#### [Data section]

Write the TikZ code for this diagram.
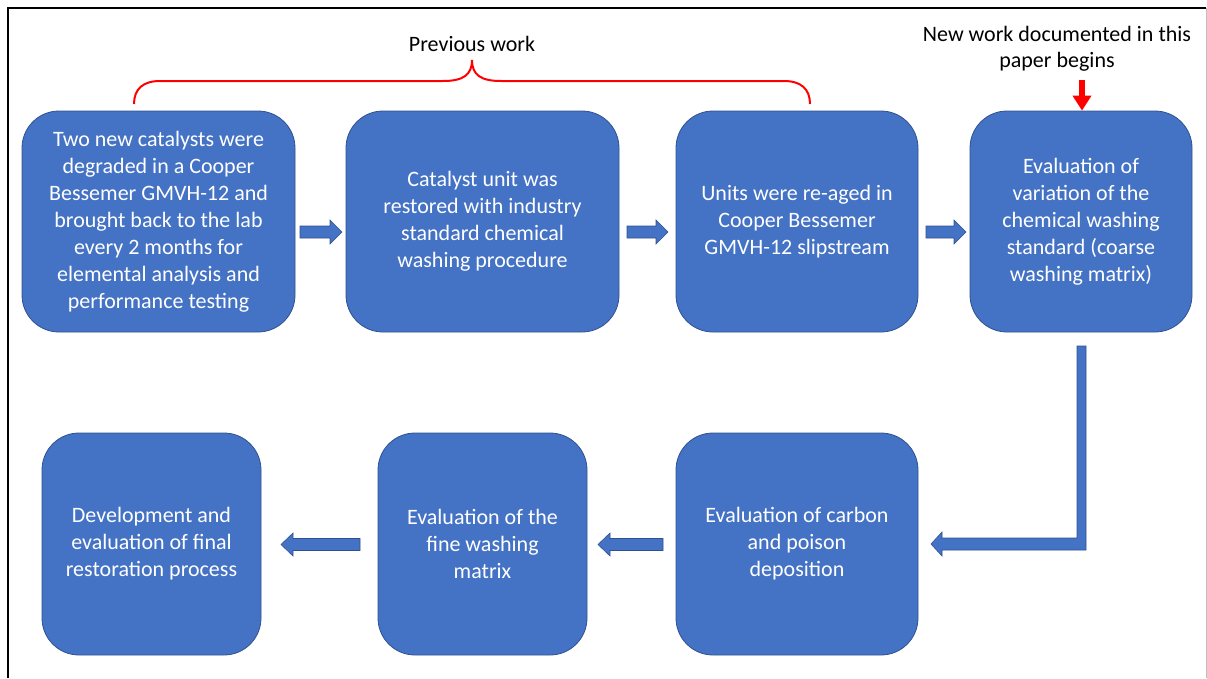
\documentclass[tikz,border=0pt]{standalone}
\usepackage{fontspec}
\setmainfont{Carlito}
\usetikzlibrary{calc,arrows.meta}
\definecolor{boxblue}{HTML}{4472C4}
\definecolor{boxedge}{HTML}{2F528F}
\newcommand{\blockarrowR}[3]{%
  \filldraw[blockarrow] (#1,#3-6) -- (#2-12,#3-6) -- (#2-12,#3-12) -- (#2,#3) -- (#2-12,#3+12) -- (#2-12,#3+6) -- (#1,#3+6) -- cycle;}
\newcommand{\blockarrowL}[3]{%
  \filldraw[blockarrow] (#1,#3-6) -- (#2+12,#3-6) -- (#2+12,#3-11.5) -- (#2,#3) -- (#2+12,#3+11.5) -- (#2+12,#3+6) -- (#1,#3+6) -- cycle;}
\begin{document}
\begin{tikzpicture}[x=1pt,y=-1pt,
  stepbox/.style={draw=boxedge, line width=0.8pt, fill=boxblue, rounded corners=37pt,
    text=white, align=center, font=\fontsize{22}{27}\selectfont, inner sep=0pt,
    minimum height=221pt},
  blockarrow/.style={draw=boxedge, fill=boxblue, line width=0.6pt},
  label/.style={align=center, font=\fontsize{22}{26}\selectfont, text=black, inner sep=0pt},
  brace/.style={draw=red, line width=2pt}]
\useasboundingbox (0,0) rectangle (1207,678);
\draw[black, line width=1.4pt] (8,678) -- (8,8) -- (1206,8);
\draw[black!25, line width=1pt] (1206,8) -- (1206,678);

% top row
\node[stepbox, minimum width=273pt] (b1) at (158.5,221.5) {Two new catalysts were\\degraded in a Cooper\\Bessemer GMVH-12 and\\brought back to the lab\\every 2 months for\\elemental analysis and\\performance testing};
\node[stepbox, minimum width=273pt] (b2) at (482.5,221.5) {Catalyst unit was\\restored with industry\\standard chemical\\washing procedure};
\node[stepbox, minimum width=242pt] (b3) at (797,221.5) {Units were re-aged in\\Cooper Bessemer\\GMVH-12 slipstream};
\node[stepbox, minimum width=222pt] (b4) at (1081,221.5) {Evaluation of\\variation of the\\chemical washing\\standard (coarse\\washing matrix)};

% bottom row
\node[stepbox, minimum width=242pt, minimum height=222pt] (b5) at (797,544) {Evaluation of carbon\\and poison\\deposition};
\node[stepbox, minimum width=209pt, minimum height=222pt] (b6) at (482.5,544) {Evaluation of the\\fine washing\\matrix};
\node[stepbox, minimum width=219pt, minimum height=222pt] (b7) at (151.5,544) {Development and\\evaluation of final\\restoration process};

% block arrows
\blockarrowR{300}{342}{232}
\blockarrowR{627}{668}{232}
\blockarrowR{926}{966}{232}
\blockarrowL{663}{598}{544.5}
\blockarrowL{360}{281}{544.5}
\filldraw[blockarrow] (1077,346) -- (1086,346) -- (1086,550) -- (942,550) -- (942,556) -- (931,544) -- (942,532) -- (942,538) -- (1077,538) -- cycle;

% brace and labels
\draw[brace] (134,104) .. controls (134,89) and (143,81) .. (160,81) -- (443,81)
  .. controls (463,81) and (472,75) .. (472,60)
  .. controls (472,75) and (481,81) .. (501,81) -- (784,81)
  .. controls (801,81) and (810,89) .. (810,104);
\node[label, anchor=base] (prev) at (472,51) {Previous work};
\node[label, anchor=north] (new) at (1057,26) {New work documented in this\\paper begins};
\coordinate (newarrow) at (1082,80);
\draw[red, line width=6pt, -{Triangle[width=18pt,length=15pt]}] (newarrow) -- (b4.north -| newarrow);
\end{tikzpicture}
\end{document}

#### [Task prompt]
Write out the whole listing exactly, and drop the pictures.

#### [In response]
Write the TikZ code for this diagram.
\documentclass[tikz,border=0pt]{standalone}
\usepackage{fontspec}
\setmainfont{Carlito}
\usetikzlibrary{calc,arrows.meta}
\definecolor{boxblue}{HTML}{4472C4}
\definecolor{boxedge}{HTML}{2F528F}
\newcommand{\blockarrowR}[3]{%
  \filldraw[blockarrow] (#1,#3-6) -- (#2-12,#3-6) -- (#2-12,#3-12) -- (#2,#3) -- (#2-12,#3+12) -- (#2-12,#3+6) -- (#1,#3+6) -- cycle;}
\newcommand{\blockarrowL}[3]{%
  \filldraw[blockarrow] (#1,#3-6) -- (#2+12,#3-6) -- (#2+12,#3-11.5) -- (#2,#3) -- (#2+12,#3+11.5) -- (#2+12,#3+6) -- (#1,#3+6) -- cycle;}
\begin{document}
\begin{tikzpicture}[x=1pt,y=-1pt,
  stepbox/.style={draw=boxedge, line width=0.8pt, fill=boxblue, rounded corners=37pt,
    text=white, align=center, font=\fontsize{22}{27}\selectfont, inner sep=0pt,
    minimum height=221pt},
  blockarrow/.style={draw=boxedge, fill=boxblue, line width=0.6pt},
  label/.style={align=center, font=\fontsize{22}{26}\selectfont, text=black, inner sep=0pt},
  brace/.style={draw=red, line width=2pt}]
\useasboundingbox (0,0) rectangle (1207,678);
\draw[black, line width=1.4pt] (8,678) -- (8,8) -- (1206,8);
\draw[black!25, line width=1pt] (1206,8) -- (1206,678);

% top row
\node[stepbox, minimum width=273pt] (b1) at (158.5,221.5) {Two new catalysts were\\degraded in a Cooper\\Bessemer GMVH-12 and\\brought back to the lab\\every 2 months for\\elemental analysis and\\performance testing};
\node[stepbox, minimum width=273pt] (b2) at (482.5,221.5) {Catalyst unit was\\restored with industry\\standard chemical\\washing procedure};
\node[stepbox, minimum width=242pt] (b3) at (797,221.5) {Units were re-aged in\\Cooper Bessemer\\GMVH-12 slipstream};
\node[stepbox, minimum width=222pt] (b4) at (1081,221.5) {Evaluation of\\variation of the\\chemical washing\\standard (coarse\\washing matrix)};

% bottom row
\node[stepbox, minimum width=242pt, minimum height=222pt] (b5) at (797,544) {Evaluation of carbon\\and poison\\deposition};
\node[stepbox, minimum width=209pt, minimum height=222pt] (b6) at (482.5,544) {Evaluation of the\\fine washing\\matrix};
\node[stepbox, minimum width=219pt, minimum height=222pt] (b7) at (151.5,544) {Development and\\evaluation of final\\restoration process};

% block arrows
\blockarrowR{300}{342}{232}
\blockarrowR{627}{668}{232}
\blockarrowR{926}{966}{232}
\blockarrowL{663}{598}{544.5}
\blockarrowL{360}{281}{544.5}
\filldraw[blockarrow] (1077,346) -- (1086,346) -- (1086,550) -- (942,550) -- (942,556) -- (931,544) -- (942,532) -- (942,538) -- (1077,538) -- cycle;

% brace and labels
\draw[brace] (134,104) .. controls (134,89) and (143,81) .. (160,81) -- (443,81)
  .. controls (463,81) and (472,75) .. (472,60)
  .. controls (472,75) and (481,81) .. (501,81) -- (784,81)
  .. controls (801,81) and (810,89) .. (810,104);
\node[label, anchor=base] (prev) at (472,51) {Previous work};
\node[label, anchor=north] (new) at (1057,26) {New work documented in this\\paper begins};
\coordinate (newarrow) at (1082,80);
\draw[red, line width=6pt, -{Triangle[width=18pt,length=15pt]}] (newarrow) -- (b4.north -| newarrow);
\end{tikzpicture}
\end{document}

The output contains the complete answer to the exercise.